Well, I am about to find out. I have to confess that I've spent enough time on the boards and Facebook these days that I am missing sleep over it. Sounds like a serious addiction to me! I will get on in the evening to "check things out for a few minutes" and then discover that my whole evening has disappeared and I am crawling into bed late. I have several small and a few big projects that I have been wanting to do, but never get to. Sounds like some of the time I've been using online could go to those. And often, Ray and I spend evenings with each of us on a computer, in separate rooms.
It's not working.
Someone asked me why not just make it a week. A week is a nice starting point, but I think it is not enough time to form new habbits or accomplish anything. I want to see what truly leaving it behind will do for me.

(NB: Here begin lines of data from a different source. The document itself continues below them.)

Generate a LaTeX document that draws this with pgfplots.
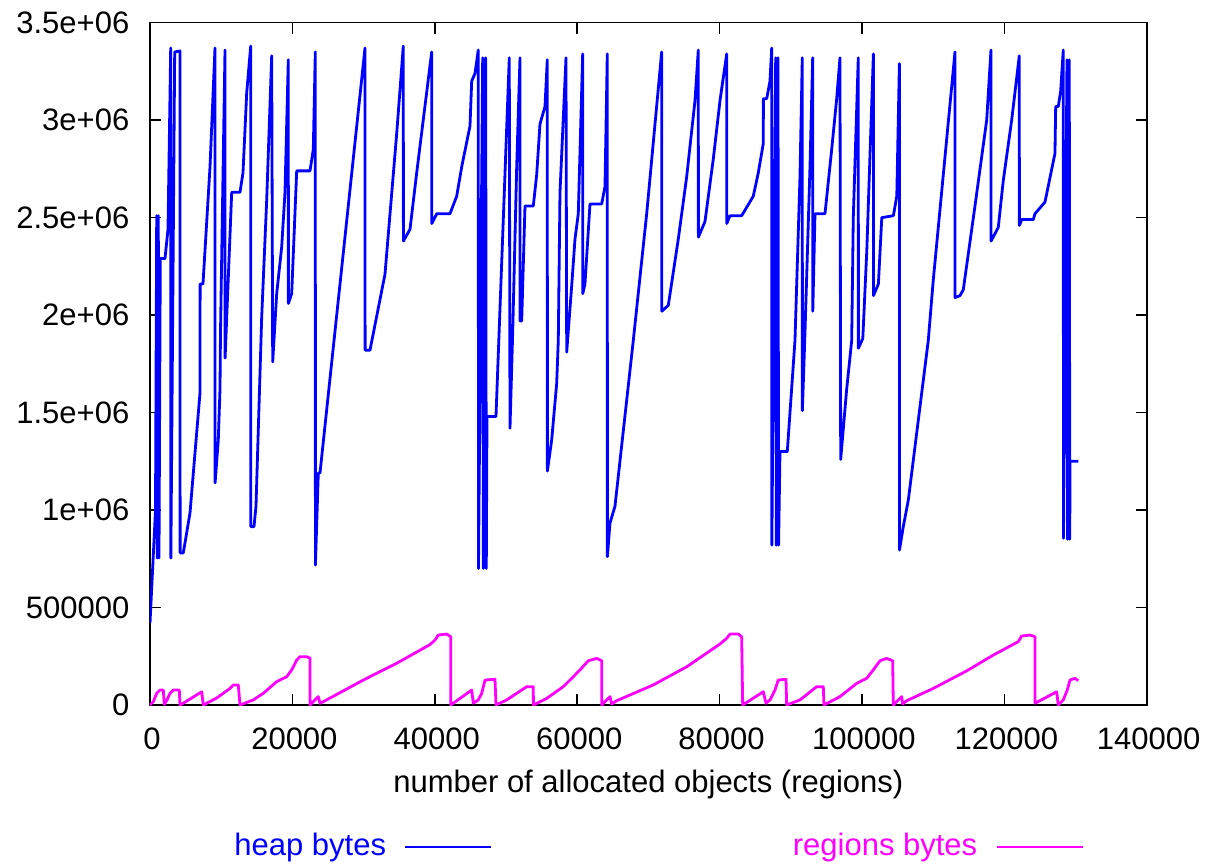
\documentclass[border=0pt]{standalone}
\usepackage{fontspec}
\setmainfont{Liberation Sans}
\usepackage{pgfplots}
\pgfplotsset{compat=1.18}
\definecolor{heapc}{RGB}{0,0,255}
\definecolor{regc}{RGB}{255,0,255}
\begin{document}
\fontsize{15.5bp}{18bp}\selectfont
\begin{tikzpicture}
\useasboundingbox (-75bp,-79.5bp) rectangle (528.5bp,352.5bp);
\begin{axis}[
  at={(0,0)}, anchor=south west,
  scale only axis, width=498.35bp, height=341.15bp,
  xmin=0, xmax=140000, ymin=0, ymax=3500000,
  scaled ticks=false,
  xtick={0,20000,40000,60000,80000,100000,120000,140000},
  xticklabels={0,20000,40000,60000,80000,100000,120000,140000},
  ytick={0,500000,1000000,1500000,2000000,2500000,3000000,3500000},
  yticklabels={0,500000,1e+06,1.5e+06,2e+06,2.5e+06,3e+06,3.5e+06},
  tick align=inside, xtick pos=both, ytick pos=both,
  major tick length=5.5bp,
  axis line style={line width=0.8bp, black},
  every tick/.style={line width=0.8bp, black},
  yticklabel style={anchor=east, xshift=-5bp},
  xticklabel style={anchor=north, yshift=-6bp, xshift=1bp},
  xlabel={number of allocated objects (regions)},
  xlabel style={at={(axis description cs:0.5,-0.1172)}, anchor=center},
  legend columns=2,
  legend plot pos=right,
  legend style={at={(axis description cs:0.0843,-0.2081)}, anchor=west, draw=none, fill=none, inner sep=0pt,
    nodes={inner sep=0pt},
    /tikz/every odd column/.append style={column sep=9bp},
    /tikz/every even column/.append style={column sep=150bp}},
  legend image code/.code={\draw[#1] (0bp,0bp) -- (43bp,0bp);},
  every axis plot/.append style={line join=round, line width=1.4bp},
]
\addplot[heapc] coordinates {
(0,420000) (773,1000000) (941,2510000) (1025,754000) (1166,2510000) (1264,754000)
(1447,2290000) (2107,2290000) (2528,2440000) (2908,3370000) (2930,754000) (3469,3350000)
(4214,3355000) (4230,780000) (4677,780000) (5618,985000) (7023,1600000) (7040,2160000)
(7444,2160000) (8428,2760000) (9130,3370000) (9145,1140000) (9594,1360000) (9832,1620000)
(9902,1910000) (10535,3360000) (10550,1780000) (11476,2630000) (12641,2630000) (13063,2730000)
(13583,3140000) (14144,3380000) (14160,915000) (14608,915000) (14889,1020000) (15690,1990000)
(16392,2590000) (17094,3330000) (17235,1760000) (17796,2110000) (18499,2350000) (18961,2630000)
(19426,3310000) (19440,2060000) (19903,2110000) (20606,2740000) (22474,2740000) (22937,2850000)
(23218,3350000) (23235,718000) (23640,1190000) (23878,1190000) (30199,3370000) (30215,1820000)
(30901,1820000) (33008,2210000) (34651,2930000) (35578,3380000) (35595,2380000) (36520,2440000)
(37461,2730000) (39568,3350000) (39585,2470000) (40270,2520000) (42138,2520000) (43079,2610000)
(43781,2760000) (44947,2970000) (45186,3200000) (45650,3240000) (46113,3360000) (46141,700000)
(46731,3320000) (46816,700000) (47153,3320000) (47237,700000) (47335,1480000) (48599,1480000)
(50467,3320000) (50566,1420000) (50945,1910000) (51507,2760000) (51970,3320000) (51985,1970000)
(52209,1970000) (52673,2560000) (53839,2560000) (54316,2720000) (54779,2980000) (55482,3070000)
(55805,3310000) (55820,1200000) (56423,1360000) (57125,1650000) (57350,1870000) (57589,2630000)
(58432,3320000) (58530,1810000) (59232,2150000) (59696,2390000) (60159,2520000) (60777,3340000)
(60792,2110000) (61100,2160000) (61802,2570000) (63446,2570000) (63909,2660000) (64232,3340000)
(64247,761000) (64612,933000) (65314,1020000) (67885,1870000) (69767,2520000) (71874,3350000)
(71890,2020000) (72801,2050000) (74206,2390000) (75385,2710000) (76551,3100000) (77015,3360000)
(77030,2400000) (77955,2480000) (79121,2800000) (80062,3100000) (81003,3340000) (81018,2470000)
(81467,2510000) (83110,2510000) (84740,2610000) (85442,2730000) (86144,2880000) (86160,3110000)
(86621,3110000) (87085,3200000) (87324,3370000) (87352,820000) (87886,3320000) (87970,820000)
(88209,3320000) (88293,820000) (88490,1300000) (89515,1300000) (90597,1870000) (91299,2710000)
(91622,3320000) (91637,1510000) (92001,1910000) (92704,2760000) (93083,3320000) (93098,2020000)
(93406,2520000) (94811,2520000) (95752,2850000) (96454,3110000) (96917,3320000) (97016,1260000)
(97859,1620000) (98561,1870000) (98786,2500000) (99488,3320000) (99503,1830000) (100121,1880000)
(100683,2330000) (101610,3340000) (101625,2100000) (102313,2160000) (102790,2500000) (104420,2510000)
(104897,2610000) (105262,3290000) (105277,795000) (105809,915000) (106511,1050000) (109320,1870000)
(110022,2180000) (113070,3350000) (113085,2090000) (113773,2100000) (114237,2130000) (115880,2560000)
(117524,3000000) (118127,3360000) (118142,2380000) (119152,2450000) (119854,2690000) (121034,3000000)
(122102,3330000) (122117,2460000) (122439,2490000) (124068,2490000) (124307,2520000) (125712,2580000)
(127116,2830000) (127215,3070000) (127580,3070000) (127917,3150000) (128282,3360000) (128310,855000)
(128802,3310000) (128872,850000) (129125,3310000) (129195,850000) (129223,1250000) (130389,1250000)
};
\addlegendentry{\textcolor{heapc}{heap bytes}}
\addplot[regc] coordinates {
(0,0) (464,17000) (941,60000) (1405,77000) (1868,77000) (2009,3000) (2388,26000) (2809,60000)
(3273,77000) (4116,77000) (4214,0) (4677,9000) (7262,68000) (7486,0) (9369,36000) (11237,85000)
(11700,103000) (12403,103000) (12641,0) (14509,26000) (15914,60000) (17796,120000) (19201,145000)
(19903,180000) (20606,230000) (21069,248000) (22010,248000) (22474,240000) (22490,0) (23176,26000)
(23640,43000) (23878,9000) (24342,17000) (29960,128000) (34651,214000) (39329,310000) (40031,333000)
(40495,359000) (41675,364000) (42237,350000) (42252,0) (45186,77000) (45411,9000) (46113,26000)
(46591,60000) (47054,128000) (48459,132000) (48599,0) (50102,26000) (52911,94000) (53839,94000)
(53854,0) (55721,34000) (58053,94000) (59458,145000) (60398,180000) (61564,227000) (62744,239000)
(63446,227000) (63461,0) (64148,26000) (64612,43000) (64851,5000) (65553,22000) (70694,103000)
(75385,196000) (80062,313000) (81003,342000) (81467,364000) (82633,364000) (83110,350000) (83250,0)
(86144,68000) (86523,9000) (87085,26000) (87788,77000) (88251,128000) (89333,132000) (89431,0)
(91299,26000) (93645,94000) (94572,94000) (94670,0) (96917,43000) (99263,111000) (100668,137000)
(101595,180000) (102536,227000) (103477,239000) (104320,227000) (104405,0) (105107,26000)
(105585,43000) (105725,5000) (106287,22000) (110022,85000) (114713,175000) (118450,256000)
(121962,325000) (122439,354000) (123605,359000) (124307,350000) (124322,9000) (127355,68000)
(127580,0) (128282,26000) (128844,77000) (129223,128000) (129926,137000) (130389,125000)
};
\addlegendentry{\textcolor{regc}{regions bytes}}
\end{axis}
\end{tikzpicture}
\end{document}
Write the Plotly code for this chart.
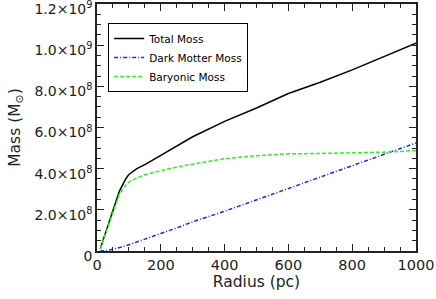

My intention is not to leave either Facebook or the online communities forever. I have met some wonderful people there and I love the community. I have FRIENDS there. And I adore it. But I intend to break my own habbits and reform some new ones. Step back, examine why, and then move forward in a way that is much healthier for me and my family.
I am not planning to ditch the blog for that time. In fact, I think I am going to chronicle it here. See what each day brings and talk about it.
So, if you are one of my online friends, please know that this break is about me and my own mental health, but has nothing to do with how much I like you or our community.